Compilation album by Various artists
- Released: November 25, 1997
- Recorded: 1997
- Genre: Hip hop
- Length: 57:59
- Label: Priority
- Producer: Shock G, The Angel, Romeo Antonio, Adam, CD, Chops, Manifest, The Dotrix, Walter Taylor, Amp Live

= In tha Beginning...There Was Rap =

In tha Beginning... There Was Rap is a compilation album presented by Priority Records, released on November 25, 1997. The album featured cover versions of classic old school hip hop songs done by some of hip hop's most popular acts at the time.

The album peaked at No. 15 on the Billboard 200 and No. 4 on the Billboard Top R&B/Hip-Hop Albums chart.
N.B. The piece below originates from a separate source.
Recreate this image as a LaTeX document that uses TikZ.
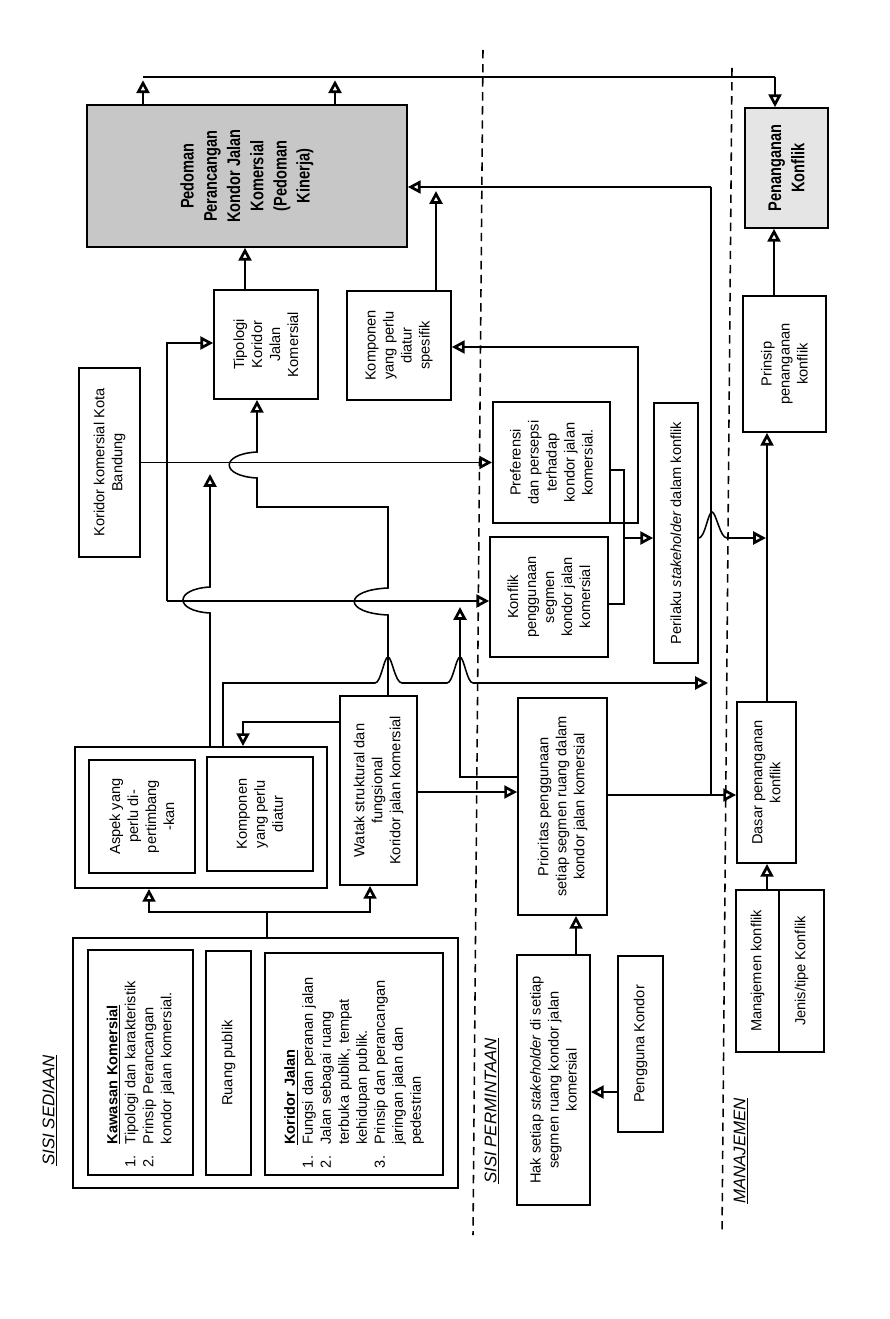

Less than two months after its release on January 9, 1998, it was certified gold for sales of 500,000 copies.

Professional ratings
Review scores
| Source | Rating |
| AllMusic |  |
| Entertainment Weekly | C+ |
| The Source |  |

==Track listing==

| No. | Title | Performer(s) | Length |
|---|---|---|---|
| 1. | "Sucker M.C.'s" (Original song by Run-DMC) | Wu-Tang Clan | 3:46 |
| 2. | "Fuck tha Police" (Original song by NWA) | Bone Thugs-N-Harmony | 5:02 |
| 3. | "Big Ole Butt" (Original song by LL Cool J) | Puff Daddy, Lil Cease | 5:23 |
| 4. | "6 in the Mornin'" (Original song by Ice-T) | Master P | 2:59 |
| 5. | "Freaky Tales" (Original song by Too Short) | Snoop Doggy Dogg | 3:55 |
| 6. | "Knick Knack Patty Wack" (Original song by EPMD) | Tha Dogg Pound | 4:19 |
| 7. | "Rapper's Delight" (Original song by Sugar Hill Gang) | Def Squad Redman/Erick Sermon/Keith Murray | 6:55 |
| 8. | "I'm Still #1" (Original song by Boogie Down Productions) | Cypress Hill | 5:12 |
| 9. | "I Need a Freak" (Original song by Sexual Harassment) | Too Short | 5:19 |
| 10. | "Dopeman" (Original song by NWA) | Mack 10 | 4:03 |
| 11. | "Money Dollar Bill Y'all" (Original song by Jimmy Spicer) | Coolio | 4:42 |
| 12. | "The Show" (Original song by Doug E. Fresh/Slick Rick) | The Roots | 6:24 |

==Charts==

===Weekly charts===

| Chart (1997) | Peak position |
|---|---|
| US Billboard 200 | 15 |
| US Top R&B/Hip-Hop Albums (Billboard) | 4 |

===Year-end charts===

| Chart (1998) | Position |
|---|---|
| US Billboard 200 | 110 |
| US Top R&B/Hip-Hop Albums (Billboard) | 61 |

== Certifications ==

| Region | Certification | Certified units/sales |
| United States (RIAA) | Gold | 500,000^{^} |
^{^} Shipments figures based on certification alone.